◆ **GIVEN INSTRUCTION**
Restate all the material verbatim, except for the pictures.

◆ **GIVEN INFORMATION**
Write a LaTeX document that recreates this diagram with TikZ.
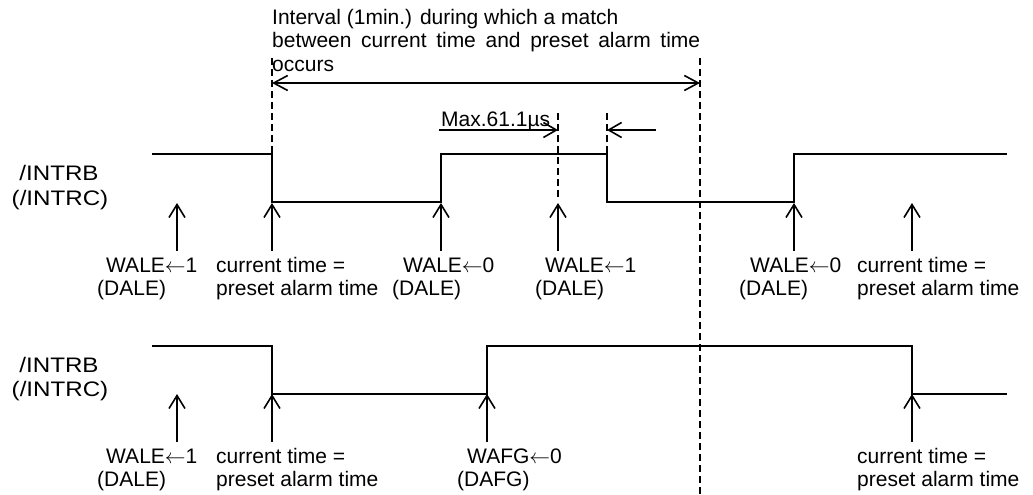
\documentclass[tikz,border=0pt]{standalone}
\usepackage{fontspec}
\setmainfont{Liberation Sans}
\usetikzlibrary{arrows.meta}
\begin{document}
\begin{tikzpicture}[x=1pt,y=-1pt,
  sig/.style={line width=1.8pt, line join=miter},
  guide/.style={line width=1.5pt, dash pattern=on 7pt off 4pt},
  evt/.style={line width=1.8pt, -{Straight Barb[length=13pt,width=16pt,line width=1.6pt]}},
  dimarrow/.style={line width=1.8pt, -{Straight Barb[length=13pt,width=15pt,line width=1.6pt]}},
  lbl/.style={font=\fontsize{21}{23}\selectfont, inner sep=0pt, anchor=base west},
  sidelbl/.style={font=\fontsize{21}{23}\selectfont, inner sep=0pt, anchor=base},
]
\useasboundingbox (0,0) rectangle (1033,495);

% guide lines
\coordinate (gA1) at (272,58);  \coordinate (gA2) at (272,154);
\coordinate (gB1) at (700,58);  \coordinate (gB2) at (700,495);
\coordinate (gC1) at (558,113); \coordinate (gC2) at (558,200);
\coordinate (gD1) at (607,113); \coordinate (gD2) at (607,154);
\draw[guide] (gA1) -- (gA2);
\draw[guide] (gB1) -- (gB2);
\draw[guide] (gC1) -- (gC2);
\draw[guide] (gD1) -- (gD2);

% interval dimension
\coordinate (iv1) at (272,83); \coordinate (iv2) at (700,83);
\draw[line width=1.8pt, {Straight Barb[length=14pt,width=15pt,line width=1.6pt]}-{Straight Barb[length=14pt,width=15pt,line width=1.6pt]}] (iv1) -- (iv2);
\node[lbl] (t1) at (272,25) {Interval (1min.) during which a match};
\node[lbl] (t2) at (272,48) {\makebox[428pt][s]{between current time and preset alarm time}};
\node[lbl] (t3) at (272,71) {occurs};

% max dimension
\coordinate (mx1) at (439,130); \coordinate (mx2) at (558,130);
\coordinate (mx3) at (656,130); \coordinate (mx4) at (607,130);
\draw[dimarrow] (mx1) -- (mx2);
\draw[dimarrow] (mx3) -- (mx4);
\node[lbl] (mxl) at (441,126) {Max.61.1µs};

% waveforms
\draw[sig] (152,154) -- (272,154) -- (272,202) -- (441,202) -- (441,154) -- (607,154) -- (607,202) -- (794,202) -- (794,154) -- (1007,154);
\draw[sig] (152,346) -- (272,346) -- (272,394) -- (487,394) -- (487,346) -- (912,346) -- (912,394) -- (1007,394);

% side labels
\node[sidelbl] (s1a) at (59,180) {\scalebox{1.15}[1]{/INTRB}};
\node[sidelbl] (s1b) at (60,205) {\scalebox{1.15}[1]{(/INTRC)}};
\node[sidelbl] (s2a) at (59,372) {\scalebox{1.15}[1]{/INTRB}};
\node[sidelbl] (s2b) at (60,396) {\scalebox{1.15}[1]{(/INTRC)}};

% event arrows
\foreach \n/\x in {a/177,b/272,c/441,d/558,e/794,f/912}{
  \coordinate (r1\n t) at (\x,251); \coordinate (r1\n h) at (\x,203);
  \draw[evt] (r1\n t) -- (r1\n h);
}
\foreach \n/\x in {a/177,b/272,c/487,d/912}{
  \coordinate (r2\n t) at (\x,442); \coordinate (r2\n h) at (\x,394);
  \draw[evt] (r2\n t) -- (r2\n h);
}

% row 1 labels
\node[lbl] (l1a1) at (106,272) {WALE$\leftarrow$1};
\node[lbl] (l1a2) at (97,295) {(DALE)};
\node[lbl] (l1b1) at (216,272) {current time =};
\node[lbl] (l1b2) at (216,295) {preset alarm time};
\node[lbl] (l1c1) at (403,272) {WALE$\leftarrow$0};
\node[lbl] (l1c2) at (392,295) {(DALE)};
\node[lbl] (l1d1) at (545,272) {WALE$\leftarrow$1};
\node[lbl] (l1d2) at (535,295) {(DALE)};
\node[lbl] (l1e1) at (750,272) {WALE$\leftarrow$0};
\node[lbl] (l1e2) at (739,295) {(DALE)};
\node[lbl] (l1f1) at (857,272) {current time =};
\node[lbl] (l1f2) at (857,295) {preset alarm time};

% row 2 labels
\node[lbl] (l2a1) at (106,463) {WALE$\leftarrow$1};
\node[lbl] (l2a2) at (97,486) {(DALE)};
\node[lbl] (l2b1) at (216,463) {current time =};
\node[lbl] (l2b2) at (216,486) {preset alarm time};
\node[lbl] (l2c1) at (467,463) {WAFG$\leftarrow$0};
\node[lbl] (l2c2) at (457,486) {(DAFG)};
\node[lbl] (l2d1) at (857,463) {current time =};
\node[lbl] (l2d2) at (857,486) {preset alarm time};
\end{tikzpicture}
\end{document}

◆ **ANSWER TO THE EXERCISE**
Write a LaTeX document that recreates this diagram with TikZ.
\documentclass[tikz,border=0pt]{standalone}
\usepackage{fontspec}
\setmainfont{Liberation Sans}
\usetikzlibrary{arrows.meta}
\begin{document}
\begin{tikzpicture}[x=1pt,y=-1pt,
  sig/.style={line width=1.8pt, line join=miter},
  guide/.style={line width=1.5pt, dash pattern=on 7pt off 4pt},
  evt/.style={line width=1.8pt, -{Straight Barb[length=13pt,width=16pt,line width=1.6pt]}},
  dimarrow/.style={line width=1.8pt, -{Straight Barb[length=13pt,width=15pt,line width=1.6pt]}},
  lbl/.style={font=\fontsize{21}{23}\selectfont, inner sep=0pt, anchor=base west},
  sidelbl/.style={font=\fontsize{21}{23}\selectfont, inner sep=0pt, anchor=base},
]
\useasboundingbox (0,0) rectangle (1033,495);

% guide lines
\coordinate (gA1) at (272,58);  \coordinate (gA2) at (272,154);
\coordinate (gB1) at (700,58);  \coordinate (gB2) at (700,495);
\coordinate (gC1) at (558,113); \coordinate (gC2) at (558,200);
\coordinate (gD1) at (607,113); \coordinate (gD2) at (607,154);
\draw[guide] (gA1) -- (gA2);
\draw[guide] (gB1) -- (gB2);
\draw[guide] (gC1) -- (gC2);
\draw[guide] (gD1) -- (gD2);

% interval dimension
\coordinate (iv1) at (272,83); \coordinate (iv2) at (700,83);
\draw[line width=1.8pt, {Straight Barb[length=14pt,width=15pt,line width=1.6pt]}-{Straight Barb[length=14pt,width=15pt,line width=1.6pt]}] (iv1) -- (iv2);
\node[lbl] (t1) at (272,25) {Interval (1min.) during which a match};
\node[lbl] (t2) at (272,48) {\makebox[428pt][s]{between current time and preset alarm time}};
\node[lbl] (t3) at (272,71) {occurs};

% max dimension
\coordinate (mx1) at (439,130); \coordinate (mx2) at (558,130);
\coordinate (mx3) at (656,130); \coordinate (mx4) at (607,130);
\draw[dimarrow] (mx1) -- (mx2);
\draw[dimarrow] (mx3) -- (mx4);
\node[lbl] (mxl) at (441,126) {Max.61.1µs};

% waveforms
\draw[sig] (152,154) -- (272,154) -- (272,202) -- (441,202) -- (441,154) -- (607,154) -- (607,202) -- (794,202) -- (794,154) -- (1007,154);
\draw[sig] (152,346) -- (272,346) -- (272,394) -- (487,394) -- (487,346) -- (912,346) -- (912,394) -- (1007,394);

% side labels
\node[sidelbl] (s1a) at (59,180) {\scalebox{1.15}[1]{/INTRB}};
\node[sidelbl] (s1b) at (60,205) {\scalebox{1.15}[1]{(/INTRC)}};
\node[sidelbl] (s2a) at (59,372) {\scalebox{1.15}[1]{/INTRB}};
\node[sidelbl] (s2b) at (60,396) {\scalebox{1.15}[1]{(/INTRC)}};

% event arrows
\foreach \n/\x in {a/177,b/272,c/441,d/558,e/794,f/912}{
  \coordinate (r1\n t) at (\x,251); \coordinate (r1\n h) at (\x,203);
  \draw[evt] (r1\n t) -- (r1\n h);
}
\foreach \n/\x in {a/177,b/272,c/487,d/912}{
  \coordinate (r2\n t) at (\x,442); \coordinate (r2\n h) at (\x,394);
  \draw[evt] (r2\n t) -- (r2\n h);
}

% row 1 labels
\node[lbl] (l1a1) at (106,272) {WALE$\leftarrow$1};
\node[lbl] (l1a2) at (97,295) {(DALE)};
\node[lbl] (l1b1) at (216,272) {current time =};
\node[lbl] (l1b2) at (216,295) {preset alarm time};
\node[lbl] (l1c1) at (403,272) {WALE$\leftarrow$0};
\node[lbl] (l1c2) at (392,295) {(DALE)};
\node[lbl] (l1d1) at (545,272) {WALE$\leftarrow$1};
\node[lbl] (l1d2) at (535,295) {(DALE)};
\node[lbl] (l1e1) at (750,272) {WALE$\leftarrow$0};
\node[lbl] (l1e2) at (739,295) {(DALE)};
\node[lbl] (l1f1) at (857,272) {current time =};
\node[lbl] (l1f2) at (857,295) {preset alarm time};

% row 2 labels
\node[lbl] (l2a1) at (106,463) {WALE$\leftarrow$1};
\node[lbl] (l2a2) at (97,486) {(DALE)};
\node[lbl] (l2b1) at (216,463) {current time =};
\node[lbl] (l2b2) at (216,486) {preset alarm time};
\node[lbl] (l2c1) at (467,463) {WAFG$\leftarrow$0};
\node[lbl] (l2c2) at (457,486) {(DAFG)};
\node[lbl] (l2d1) at (857,463) {current time =};
\node[lbl] (l2d2) at (857,486) {preset alarm time};
\end{tikzpicture}
\end{document}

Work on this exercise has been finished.